Jack seems to have been continuously with the 43rd Battalion from Christmas 1917 until August 1918 (apart from 2 weeks after fracturing a rib in ‘Coy training and recreation’ at the end of January). This means he was engaged in the defence of Amiens during the German Spring offensive, the Battle of Villers-Bretonneux and the Battle of Hamel.

Jack was wounded on 22 August. The battalion advanced to support an attack near Bray, on the Somme, but was stopped by artillery fire, and forced to take shelter in shell holes and old trenches. They suffered significant casualties as, all day, they waited ‘under a continuous fire of field and heavy guns.’

Although his wound was minor, by November 8 Jack was on a ship back to Australia, for discharge due to ‘Premature Senility and Rheumatism.’

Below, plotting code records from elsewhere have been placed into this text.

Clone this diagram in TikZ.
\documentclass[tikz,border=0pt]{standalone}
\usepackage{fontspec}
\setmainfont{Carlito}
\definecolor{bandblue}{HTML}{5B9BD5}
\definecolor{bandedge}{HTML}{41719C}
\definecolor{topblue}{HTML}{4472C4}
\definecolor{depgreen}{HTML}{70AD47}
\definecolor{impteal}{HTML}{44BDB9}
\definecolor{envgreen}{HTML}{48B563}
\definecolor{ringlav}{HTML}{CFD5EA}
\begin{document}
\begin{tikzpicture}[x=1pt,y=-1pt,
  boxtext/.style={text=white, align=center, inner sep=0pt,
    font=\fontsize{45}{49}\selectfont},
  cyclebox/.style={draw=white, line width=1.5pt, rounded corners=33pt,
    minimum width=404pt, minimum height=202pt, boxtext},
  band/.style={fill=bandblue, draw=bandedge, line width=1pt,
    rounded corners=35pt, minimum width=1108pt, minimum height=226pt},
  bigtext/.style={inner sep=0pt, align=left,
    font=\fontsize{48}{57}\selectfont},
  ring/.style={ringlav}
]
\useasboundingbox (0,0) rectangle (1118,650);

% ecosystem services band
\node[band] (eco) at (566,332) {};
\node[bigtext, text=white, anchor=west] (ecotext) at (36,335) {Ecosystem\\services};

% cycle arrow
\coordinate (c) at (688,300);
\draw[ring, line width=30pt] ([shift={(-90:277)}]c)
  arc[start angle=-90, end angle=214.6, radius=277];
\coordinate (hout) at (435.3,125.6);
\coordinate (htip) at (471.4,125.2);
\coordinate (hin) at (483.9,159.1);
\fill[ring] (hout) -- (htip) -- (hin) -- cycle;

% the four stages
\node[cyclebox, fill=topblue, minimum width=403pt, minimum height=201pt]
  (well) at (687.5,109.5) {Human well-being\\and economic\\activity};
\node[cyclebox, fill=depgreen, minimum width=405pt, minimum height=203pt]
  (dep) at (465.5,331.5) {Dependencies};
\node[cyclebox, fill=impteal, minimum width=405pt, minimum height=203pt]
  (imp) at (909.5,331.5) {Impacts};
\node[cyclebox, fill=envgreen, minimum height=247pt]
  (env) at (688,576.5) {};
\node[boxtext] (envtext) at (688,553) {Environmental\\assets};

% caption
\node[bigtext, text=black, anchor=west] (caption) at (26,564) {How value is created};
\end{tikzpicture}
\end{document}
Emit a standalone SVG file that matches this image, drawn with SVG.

Nearly 50 years later, in his very old age, in his 90’s, Jack was certainly not senile. It appears that the term ‘premature senility’ meant that a soldier was, because of his age, no longer fit for frontline service – too old to be a frontline soldier. It is not difficult to find other examples of men for whom the same term was used, and invariably they were in their late 30’s or 40’s. This is also supported by the initial reason for Jack being returned to England from France was ‘Age and rheumatism’. Had he been ‘soldiering on’ at the Front despite increasing rheumatism brought on by the privations of life on the Front? Did a doctor just make the decision that it was unreasonable to expect a man of Jack’s age to continue in a frontline unit? Or were there other factors we do not know about?

Jack and Vic died within a month of each other in late 1966.